5.         Ketidakadilan dalam pembagian DAU. Selain daerah yang mengalami kekurangan atas pembagian alokasi DAU, ternyata dalam praktiknya terdapat beberapa daerah yang justru mengalami kelebihan pembagian DAU. Pemerintah kabupaten kebagian Rp 24 trilyun dan propinsi mendapat bagian sebesar Rp 4,5 trilyun.
6.         Kurang transparannya pemerintah pusat dalam membagi DAU ke daerah.
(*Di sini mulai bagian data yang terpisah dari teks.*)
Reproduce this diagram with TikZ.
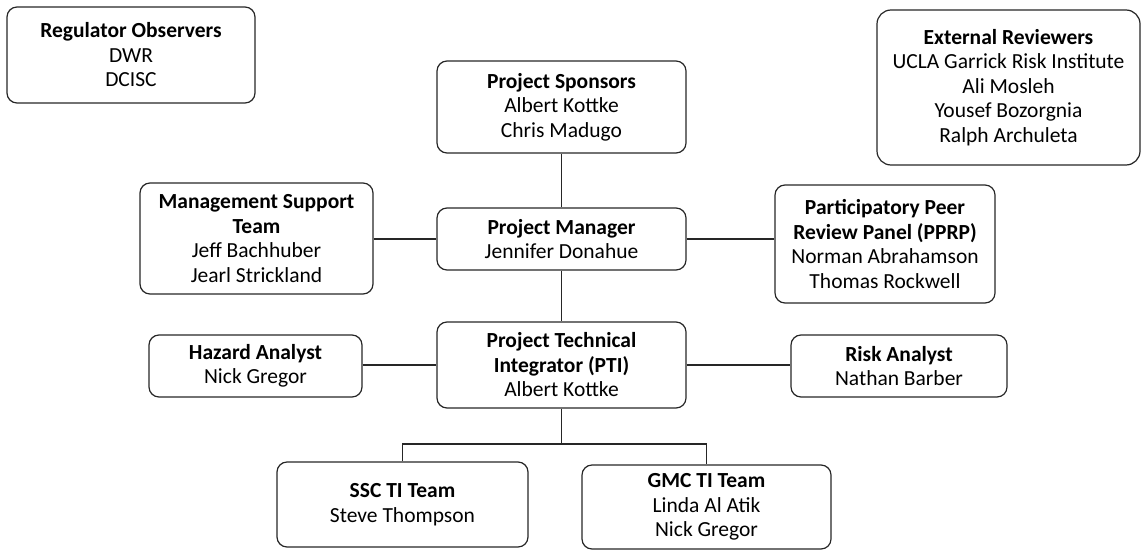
\documentclass[tikz,border=0pt]{standalone}
\usepackage{fontspec}
\setmainfont{Carlito}
\usepackage{tikz}
\tikzstyle{unit} = [draw=black!85, line width=0.6pt, rounded corners=5pt,
	align=center, inner sep=0pt]
\tikzstyle{link} = [draw=black!85, line width=0.6pt]

\begin{document}
\begin{tikzpicture}[x=0.5pt, y=-0.5pt,
	every node/.style={font=\fontsize{10.75}{12.25}\selectfont}]
	\useasboundingbox (0,0) rectangle (1143,551);
	% top row
	\node[unit, minimum width=124pt, minimum height=48pt] (obs) at (131,55)
		{\textbf{Regulator Observers}\\DWR\\DCISC};
	\node[unit, minimum width=124.5pt, minimum height=46pt] (spons) at (561.5,107)
		{\textbf{Project Sponsors}\\Albert Kottke\\Chris Madugo};
	\node[unit, rounded corners=7pt, minimum width=131.5pt, minimum height=77.5pt] (ext) at (1008.5,87.5)
		{\textbf{External Reviewers}\\UCLA Garrick Risk Institute\\Ali Mosleh\\Yousef Bozorgnia\\Ralph Archuleta};
	% manager row
	\node[unit, minimum width=116.5pt, minimum height=55.5pt] (mst) at (256.5,238.5)
		{\textbf{Management Support}\\\textbf{Team}\\Jeff Bachhuber\\Jearl Strickland};
	\node[unit, minimum width=124.5pt, minimum height=31pt] (pm) at (561.5,239)
		{\textbf{Project Manager}\\Jennifer Donahue};
	\node[unit, minimum width=110pt, minimum height=59pt] (pprp) at (885,244)
		{\textbf{Participatory Peer}\\\textbf{Review Panel (PPRP)}\\Norman Abrahamson\\Thomas Rockwell};
	% integrator row
	\node[unit, minimum width=106.5pt, minimum height=31pt] (haz) at (255.5,366)
		{\textbf{Hazard Analyst}\\Nick Gregor};
	\node[unit, minimum width=124.5pt, minimum height=43pt] (pti) at (561.5,365)
		{\textbf{Project Technical}\\\textbf{Integrator (PTI)}\\Albert Kottke};
	\node[unit, minimum width=108pt, minimum height=31pt] (risk) at (899,366)
		{\textbf{Risk Analyst}\\Nathan Barber};
	% TI teams
	\node[unit, minimum width=125.5pt, minimum height=42.5pt] (ssc) at (402.5,504.5)
		{\textbf{SSC TI Team}\\Steve Thompson};
	\node[unit, minimum width=124.5pt, minimum height=42pt] (gmc) at (706.5,507)
		{\textbf{GMC TI Team}\\Linda Al Atik\\Nick Gregor};
	\coordinate (bar) at (561.5,444);

	\draw[link] (spons) -- (pm);
	\draw[link] (pm) -- (pti);
	\draw[link] (mst.east |- pm.west) -- (pm.west);
	\draw[link] (pm.east) -- (pm.east -| pprp.west);
	\draw[link] (haz.east |- pti.west) -- (pti.west);
	\draw[link] (pti.east) -- (pti.east -| risk.west);
	\draw[link] (pti) -- (bar);
	\draw[link] (ssc.north) |- (bar) -| (gmc.north);
\end{tikzpicture}
\end{document}
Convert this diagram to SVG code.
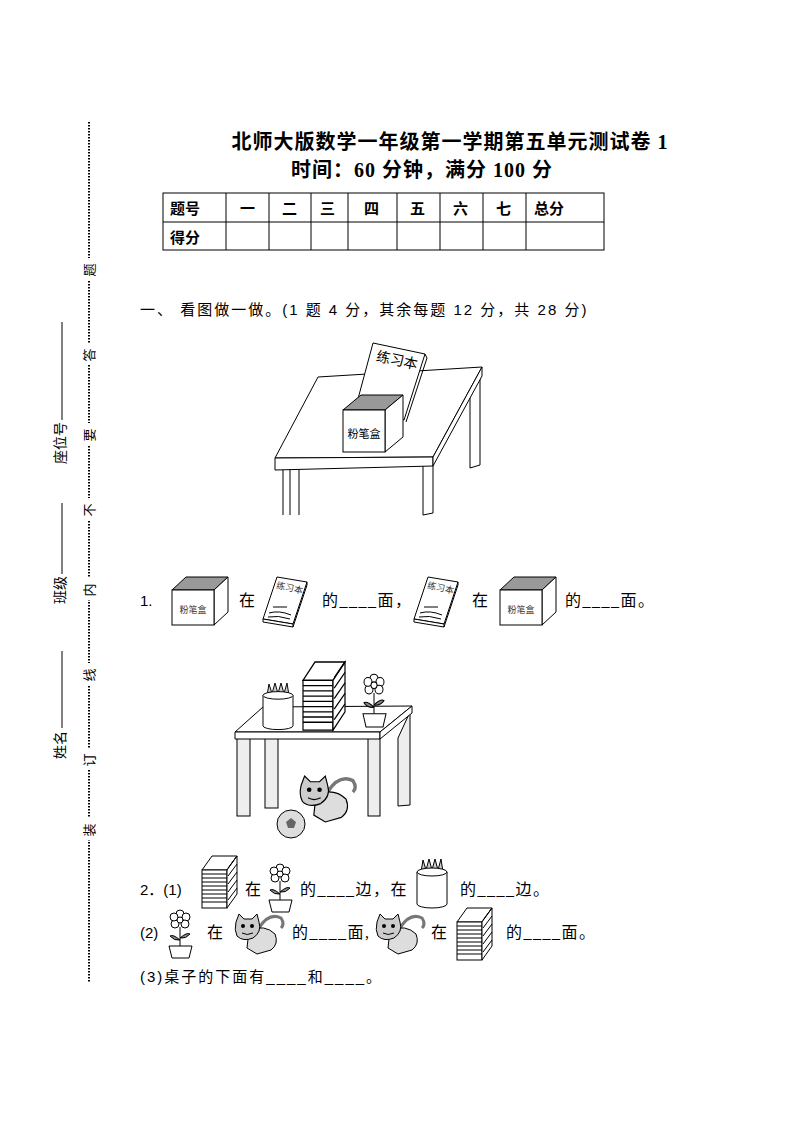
<svg xmlns="http://www.w3.org/2000/svg" width="794" height="1122" viewBox="0 0 794 1122">
<style>
text{font-family:"Liberation Serif","Noto Sans CJK SC",serif;fill:#000}
.t{font-size:16px;letter-spacing:1.5px}
.s{font-family:"Liberation Sans","Noto Sans CJK SC",sans-serif;font-size:15px}
.ln{stroke:#000;stroke-width:1;fill:none}
.lw{stroke:#000;stroke-width:1;fill:#fff}
.sm{font-size:9px;fill:#333}
</style>
<defs>
<g id="cube">
<polygon points="0,13 14,0 56,0 42,13" fill="#999" stroke="#000"/>
<polygon points="42,13 56,0 56,35 42,48" class="lw"/>
<rect x="0" y="13" width="42" height="35" class="lw"/>
<text x="21" y="36" class="sm" text-anchor="middle">粉笔盒</text>
</g>
<g id="book">
<polygon points="14,0 44,5 30,47 0,42" class="lw"/>
<polygon points="0,42 30,47 30,50 0,45" class="lw"/>
<line x1="44" y1="5" x2="44" y2="8" class="ln"/><line x1="44" y1="8" x2="30" y2="50" class="ln"/>
<text x="26" y="14" class="sm" text-anchor="middle" transform="rotate(12 26 14)">练习本</text>
<path d="M10,30 h14 M6,36 q10,-3 22,2 M5,40 q10,-2 22,2" class="ln"/>
</g>
<g id="books">
<polygon points="0,14 10,0 35,0 25,14" class="lw"/>
<rect x="0" y="14" width="25" height="38" class="lw"/>
<polygon points="25,14 35,0 35,38 25,52" class="lw"/>
<path d="M0,18h25M0,22h25M0,26h25M0,30h25M0,34h25M0,38h25M0,42h25M0,46h25" class="ln"/>
<path d="M26,12l9,-12M26,20l9,-12M26,28l9,-12M26,36l9,-12M26,44l9,-12" class="ln" stroke="#666"/>
</g>
<g id="flower">
<circle cx="12" cy="6" r="4" class="lw"/><circle cx="18" cy="9" r="4" class="lw"/><circle cx="17" cy="16" r="4" class="lw"/><circle cx="7" cy="16" r="4" class="lw"/><circle cx="6" cy="9" r="4" class="lw"/><circle cx="12" cy="12" r="3" class="lw"/>
<line x1="12" y1="19" x2="12" y2="38" class="ln"/>
<path d="M12,32 q-7,-6 -10,-4 q4,5 10,4 M12,30 q7,-6 10,-4 q-4,5 -10,4" fill="#888" stroke="#000"/>
<polygon points="1,38 24,38 21,50 4,50" class="lw"/>
</g>
<g id="cup">
<path d="M4,12 l2,-12 l3,10 l3,-11 l3,11 l3,-11 l3,11 l3,-11 l2,13" fill="#ccc" stroke="#000"/>
<path d="M0,12 v32 a15,4 0 0 0 30,0 v-32" class="lw"/>
<ellipse cx="15" cy="12" rx="15" ry="4" class="lw"/>
</g>
<g id="cat">
<path d="M24,14 q10,-16 22,-10 q4,6 0,10" fill="none" stroke="#777" stroke-width="3"/>
<path d="M14,16 q16,-6 26,4 q4,10 -4,16 l-14,4 l-10,-6 z" fill="#ddd" stroke="#000"/>
<path d="M1,8 l3,-8 l5,5 h8 l5,-5 l2,8 q3,10 -6,16 q-10,4 -16,-2 q-3,-6 -1,-14z" fill="#ccc" stroke="#000"/>
<circle cx="8" cy="12" r="2" fill="#000"/><circle cx="17" cy="12" r="2" fill="#000"/>
<path d="M7,19 q5,3 11,0" class="ln"/>
</g>
</defs>

<!-- margin -->
<line x1="89" y1="122" x2="89" y2="983" stroke="#000" stroke-width="2" stroke-dasharray="1.5,1.5"/>
<g font-size="13">
<rect x="80" y="258" width="18" height="22" fill="#fff"/><text transform="translate(94 270) rotate(-90)" text-anchor="middle" font-size="13">题</text>
<rect x="80" y="343" width="18" height="22" fill="#fff"/><text transform="translate(94 355) rotate(-90)" text-anchor="middle" font-size="13">答</text>
<rect x="80" y="423" width="18" height="22" fill="#fff"/><text transform="translate(94 435) rotate(-90)" text-anchor="middle" font-size="13">要</text>
<rect x="80" y="498" width="18" height="22" fill="#fff"/><text transform="translate(94 510) rotate(-90)" text-anchor="middle" font-size="13">不</text>
<rect x="80" y="578" width="18" height="22" fill="#fff"/><text transform="translate(94 590) rotate(-90)" text-anchor="middle" font-size="13">内</text>
<rect x="80" y="663" width="18" height="22" fill="#fff"/><text transform="translate(94 675) rotate(-90)" text-anchor="middle" font-size="13">线</text>
<rect x="80" y="748" width="18" height="22" fill="#fff"/><text transform="translate(94 760) rotate(-90)" text-anchor="middle" font-size="13">订</text>
<rect x="80" y="818" width="18" height="22" fill="#fff"/><text transform="translate(94 830) rotate(-90)" text-anchor="middle" font-size="13">装</text>
</g>
<text transform="translate(65 443) rotate(-90)" text-anchor="middle" font-size="14">座位号</text>
<line x1="62" y1="420" x2="62" y2="322" class="ln"/>
<text transform="translate(65 590) rotate(-90)" text-anchor="middle" font-size="14">班级</text>
<line x1="62" y1="574" x2="62" y2="503" class="ln"/>
<text transform="translate(65 745) rotate(-90)" text-anchor="middle" font-size="14">姓名</text>
<line x1="62" y1="728" x2="62" y2="651" class="ln"/>

<!-- title -->
<text x="450" y="149" text-anchor="middle" font-size="20" font-weight="bold" letter-spacing="1">北师大版数学一年级第一学期第五单元测试卷 1</text>
<text x="422" y="177" text-anchor="middle" font-size="20" font-weight="bold" letter-spacing="1">时间：60 分钟，满分 100 分</text>

<!-- score table -->
<g id="scoretable">
<rect x="163" y="193" width="441" height="57" class="ln"/>
<line x1="163" y1="222" x2="604" y2="222" class="ln"/>
<path d="M226,193v57M269,193v57M311,193v57M348,193v57M397,193v57M440,193v57M483,193v57M526,193v57" class="ln"/>
<g font-weight="bold">
<text x="170" y="214" class="s" font-size="16">题号</text><text x="170" y="243" class="s" font-size="16">得分</text>
<text x="240" y="214" class="s" font-size="16">一</text><text x="282" y="214" class="s" font-size="16">二</text><text x="320" y="214" class="s" font-size="16">三</text><text x="364" y="214" class="s" font-size="16">四</text><text x="410" y="214" class="s" font-size="16">五</text><text x="453" y="214" class="s" font-size="16">六</text><text x="496" y="214" class="s" font-size="16">七</text><text x="534" y="214" class="s" font-size="16">总分</text>
</g>
</g>

<text x="140" y="315" class="s" font-size="16" letter-spacing="2">一、  看图做一做。(1 题 4 分，其余每题 12 分，共 28 分)</text>

<!-- picture 1 -->
<g id="pic1">
<line x1="283" y1="468" x2="283" y2="515" class="ln"/><line x1="290" y1="468" x2="290" y2="515" class="ln"/><line x1="299" y1="468" x2="299" y2="515" class="ln"/>
<polygon points="470,380 480,372 480,465 470,468" class="lw"/>
<polygon points="423,463 433,460 433,513 423,515" class="lw"/>
<polygon points="275,458 318,377 482,367 433,457" class="lw"/>
<polygon points="275,458 433,457 433,466 275,470" class="lw"/>
<polygon points="433,457 482,367 482,376 433,466" class="lw"/>
<polygon points="373,343 425,354 404,420 355,410" class="lw"/>
<line x1="425" y1="354" x2="427" y2="358" class="ln"/><line x1="427" y1="358" x2="406" y2="422" class="ln"/>
<text x="396" y="365" font-size="14" text-anchor="middle" fill="#333" transform="rotate(12 396 365)">练习本</text>
<polygon points="343,410 361,395 403,395 385,410" fill="#999" stroke="#000"/>
<polygon points="385,410 403,395 403,437 385,452" class="lw"/>
<rect x="343" y="410" width="42" height="42" class="lw"/>
<text x="364" y="438" font-size="11" text-anchor="middle" fill="#333">粉笔盒</text>
</g>

<!-- line 1 -->
<text x="140" y="606" class="s" font-size="16">1.</text>
<use href="#cube" x="172" y="577"/>
<text x="239" y="606" class="t">在</text>
<use href="#book" x="263" y="577"/>
<text x="322" y="606" class="t">的____面，</text>
<use href="#book" x="414" y="577"/>
<text x="472" y="606" class="t">在</text>
<use href="#cube" x="500" y="577"/>
<text x="565" y="606" class="t">的____面。</text>

<!-- picture 2 -->
<g id="pic2">
<polygon points="398,738 410,712 410,805 398,806" fill="#eee" stroke="#000"/>
<rect x="265" y="738" width="13" height="70" fill="#eee" stroke="#000"/>
<rect x="237" y="738" width="13" height="78" fill="#eee" stroke="#000"/>
<rect x="368" y="738" width="12" height="78" fill="#eee" stroke="#000"/>
<polygon points="235,732 263,707 412,706 380,732" class="lw"/>
<polygon points="235,732 380,732 380,739 235,739" class="lw"/>
<polygon points="380,732 412,706 412,713 380,739" class="lw"/>
<use href="#cup" transform="translate(263 684) scale(1 0.95)"/>
<use href="#books" transform="translate(303 662) scale(1.2 1.31)"/>
<use href="#flower" transform="translate(362 672) scale(1 1.1)"/>
<use href="#cat" transform="translate(300 776) scale(1.15)"/>
<circle cx="291" cy="824" r="14" fill="#ddd" stroke="#000"/>
<polygon points="291,818 296,822 294,828 288,828 286,822" fill="#666"/>
</g>

<!-- line 2 -->
<text x="140" y="895" class="s" font-size="16">2．(1)</text>
<use href="#books" x="202" y="856"/>
<text x="245" y="895" class="t">在</text>
<use href="#flower" x="268" y="862"/>
<text x="300" y="895" class="t">的____边，在</text>
<use href="#cup" x="417" y="860"/>
<text x="460" y="895" class="t">的____边。</text>

<text x="140" y="938" class="s" font-size="16">(2)</text>
<use href="#flower" x="168" y="908"/>
<text x="207" y="938" class="t">在</text>
<use href="#cat" x="235" y="914"/>
<text x="292" y="938" class="t">的____面,</text>
<use href="#cat" x="376" y="914"/>
<text x="431" y="938" class="t">在</text>
<use href="#books" x="457" y="908"/>
<text x="506" y="938" class="t">的____面。</text>

<text x="140" y="982" class="s" font-size="16" letter-spacing="2">(3)桌子的下面有____和____。</text>
</svg>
Selain beberapa hal yang disebutkan diatas didalam UU No. 23 Tahun 2014, telah mengalami beberapa perubahan terkait dengan  dana tranfer pemerintah Pusat diantaranya
a.         Dana bagi hasil
Dana bagi hasil dalam UU No. 23 Tahun 2014 mengalami penambahan diantarannya sumber dana dari cukai, sumber dana dari pajak telah dihapus bea Perolehan Hak atas Tanah dan Bangunan (BPHTB).  Lahirnya UU No 28/2009 yang mengalihkan sumber dana dari pajak ini menjadi pajak daerah, juga berimplikasi pada pertentangan perimbangan keuangan yang masih memasukankomponen ini. Dengan kata lain, UU No 33 tahun 2004 sudahtidak sesuai lagi dengan pekermbangan saat ini.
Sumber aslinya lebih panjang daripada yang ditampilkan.